各社は関東地方のマンション管理組合が管理会社などを通して発注した大規模修繕工事の見積もり合わせや入札で、事前に受注者を決定するなどしていた疑いがあるとのこと。数十年前から受注調整が行われていた可能性があるといいます。その後の開示によると、長谷工のほか日本特殊塗料の子会社ニットクメンテが調査を受けているようです。

これまでも、委託先の管理会社が自社の関連企業などに工事を発注したり、バックマージンを支払う業者に受注させたりして工事費が割高になる懸念などが指摘されてきたけど、そもそもこんなド直球の悪さしていたとはね。

コンサル会社も? さらに、上記の工事会社のみならず、工事会社の選定にかかわった一部の建設コンサルタント会社についても、公取委は受注調整を補助する役割を担っていた可能性を視野に調査を進めているんだそう。コンサルについては今のところ社名等は聞こえてきていません。なお、今回の報道はあくまで関東地方だけのお話。全国に拡大するといったいどうなることやら。

トヨタ自動車系の中央発條 また藤岡工場で爆発・火災死亡事故

3/6午前8時過ぎ、愛知県豊田市のトヨタ自動車系の中央発條の藤岡工場で爆発事故があり、男性1人が死亡、2人がケガをしました。建物の中の集塵機が爆発したとみられ、工場の屋根が吹き飛んだと。40歳の男性が死亡し、このほか男性2人(52歳と44歳)が軽いケガをしたということです。火災については約3時間後に鎮圧状態になったとのこと。

またしても中央発條

中央発條は自動車用のばねとコントロールケーブル、建築用資材機器等の専門メーカーで、トヨタ自動車の持分法適用関連会社です。同社では同じ工場で2023年10月にも大規模な爆発・火災事故が発生しています。この事故により部品の供給が停止し、トヨタのグループ8つの工場の生産ラインがおよそ1週間にわたり停止するという影響が出ていました(詳細は過去記事をご覧いただければ)。

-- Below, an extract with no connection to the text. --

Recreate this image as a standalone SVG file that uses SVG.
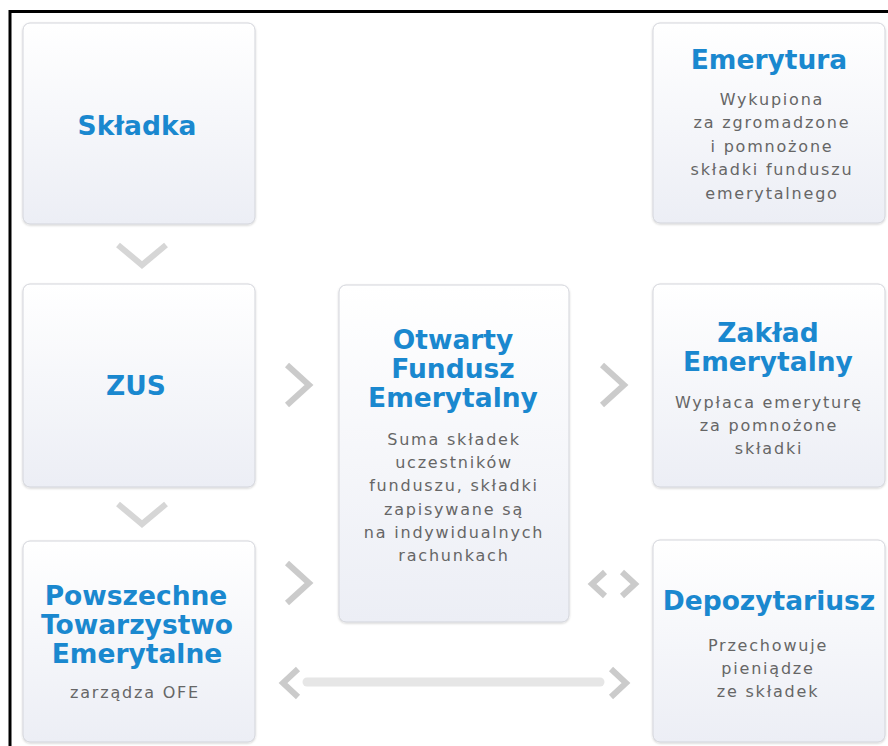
<svg xmlns="http://www.w3.org/2000/svg" width="888" height="746" viewBox="0 0 888 746">
<defs>
<linearGradient id="boxg" x1="0" y1="0" x2="0" y2="1">
<stop offset="0" stop-color="#ffffff"/>
<stop offset="1" stop-color="#eceef5"/>
</linearGradient>
<filter id="sh" x="-5%" y="-5%" width="110%" height="110%">
<feDropShadow dx="0" dy="1" stdDeviation="1.2" flood-color="#000" flood-opacity="0.18"/>
</filter>
</defs>
<style>
.box{fill:url(#boxg);stroke:#d3d5db;stroke-width:1;filter:url(#sh)}
.t{font-family:"DejaVu Sans",Verdana,sans-serif;font-weight:bold;font-size:26.5px;fill:#1a88cf;text-anchor:middle}
.b{font-family:"DejaVu Sans",Verdana,sans-serif;font-size:16px;letter-spacing:1.8px;fill:#666666;text-anchor:middle}
.ch{fill:none;stroke:#cbcbcb;stroke-width:6;stroke-linejoin:miter;stroke-linecap:butt}
.chd{fill:none;stroke:#d6d6d6;stroke-width:6;stroke-linejoin:miter;stroke-linecap:butt}
.bar{stroke:#e6e6e6;stroke-width:9;stroke-linecap:round}
</style>
<rect width="888" height="746" fill="#ffffff"/>
<path d="M10 746 V11.5 H888" fill="none" stroke="#000" stroke-width="3"/>

<g id="skladka">
<rect class="box" x="23" y="23" width="232" height="201" rx="7"/>
<text class="t" x="137" y="135">Składka</text>
</g>

<g id="zus">
<rect class="box" x="23" y="284" width="232" height="203" rx="7"/>
<text class="t" x="136" y="395">ZUS</text>
</g>

<g id="pte">
<rect class="box" x="23" y="541" width="232" height="201" rx="7"/>
<text class="t" x="136" y="605">Powszechne</text>
<text class="t" x="137" y="634">Towarzystwo</text>
<text class="t" x="137" y="663">Emerytalne</text>
<text class="b" x="135" y="698">zarządza OFE</text>
</g>

<g id="ofe">
<rect class="box" x="339" y="285" width="230" height="337" rx="7"/>
<text class="t" x="453" y="349">Otwarty</text>
<text class="t" x="453" y="378">Fundusz</text>
<text class="t" x="453" y="407">Emerytalny</text>
<text class="b" x="454" y="445">Suma składek</text>
<text class="b" x="454" y="468">uczestników</text>
<text class="b" x="454" y="491">funduszu, składki</text>
<text class="b" x="454" y="515">zapisywane są</text>
<text class="b" x="454" y="538">na indywidualnych</text>
<text class="b" x="454" y="561">rachunkach</text>
</g>

<g id="emerytura">
<rect class="box" x="653" y="23" width="232" height="200" rx="7"/>
<text class="t" x="769" y="69">Emerytura</text>
<text class="b" x="772" y="105">Wykupiona</text>
<text class="b" x="772" y="128">za zgromadzone</text>
<text class="b" x="772" y="152">i pomnożone</text>
<text class="b" x="772" y="175">składki funduszu</text>
<text class="b" x="772" y="199">emerytalnego</text>
</g>

<g id="zaklad">
<rect class="box" x="653" y="284" width="232" height="203" rx="7"/>
<text class="t" x="768" y="342">Zakład</text>
<text class="t" x="768" y="371">Emerytalny</text>
<text class="b" x="769" y="408">Wypłaca emeryturę</text>
<text class="b" x="769" y="431">za pomnożone</text>
<text class="b" x="769" y="454">składki</text>
</g>

<g id="depozytariusz">
<rect class="box" x="653" y="540" width="232" height="202" rx="7"/>
<text class="t" x="769" y="610">Depozytariusz</text>
<text class="b" x="768" y="651">Przechowuje</text>
<text class="b" x="768" y="674">pieniądze</text>
<text class="b" x="768" y="697">ze składek</text>
</g>

<g id="connectors">
<polyline class="chd" points="118,245 142,265 166,245"/>
<polyline class="chd" points="118,504 142,524 166,504"/>
<polyline class="ch" points="287,365 309,385 287,405"/>
<polyline class="ch" points="602,365 624,385 602,405"/>
<polyline class="ch" points="287,563 309,583 287,603"/>
<polyline class="ch" points="605,572 592,584 605,596"/>
<polyline class="ch" points="622,572 635,584 622,596"/>
<line class="bar" x1="307" y1="682" x2="600" y2="682"/>
<polyline class="ch" points="298,669 283,683 298,697"/>
<polyline class="ch" points="611,669 626,683 611,697"/>
</g>
</svg>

この時も、同社のガバナンスやトヨタの子会社管理に疑問を呈する報道などが相次ぎ、再発防止策についても疑問とする専門家が多かったようです。そして今回またしてもというわけです。さらに同社では、先月2/16に金型等保管費用の未払いとして、公正取引委員会から勧告を受けるという事案も発生しています。

従業員の皆さんは?

親会社トヨタや同社のガバナンスはまったく機能していないという感じですね。従業員の皆さんはどういう環境で業務にあたっているんでしょう。コストを抑えて、生産性を上げて、、、その代償として従業員が危険に晒され続ける。こういうことでいいんですかね。

高圧ガス工業株式会社 株式売出しを中止

高圧ガス工業は3/4、「株式売出しの中止に関するお知らせ」を公表しました。2/21に既存株主(デンカや金融機関など)の持ち株を売り出すとしていたんですが、これを中止するとのこと。連結子会社において、財務情報に関連して確認すべき事項が発生したためとしています。

高圧ガス工業

高圧ガス工業は、鉄鋼製品の溶接・溶断に用いられる溶解アセチレンを主力とする産業用ガスメーカー。溶解アセチレンのシェアは国内トップクラスで、このほか、接着剤や塗料などの化成品を手掛ける東証プライム上場企業です。

中止の理由は

売り出し人はデンカや三菱UFJ銀行、三洋化成など、政策保有株の売却ということでしょうかね。この公表を受けて、短期的な株式需給の悪化リスクを警戒した売りが膨らみ株価は850円処から100円ほど下げていました。今回の中止の知らせで株価は急騰し、ほぼ元の水準まで戻っています。

売り出し中止の理由は、「連結子会社の財務情報に関連して確認すべき事項が発生したため」とだけ説明されており、「当該確認に時間を要するも のと判断した」ということです。先日、JEH(Japan Eyewear Holdings)が売り出しを中止したのは、役員のインサイダー取引が原因でしたね。

プライム市場へ上場市場区分を変更するに際して「未公開情報を知りながら買い」、でしたが、今回は「連結子会社の財務情報に関連して確認すべき事項」としていますので、インサイダーではなさそうです。会計不正でも出てくるんでしょうか。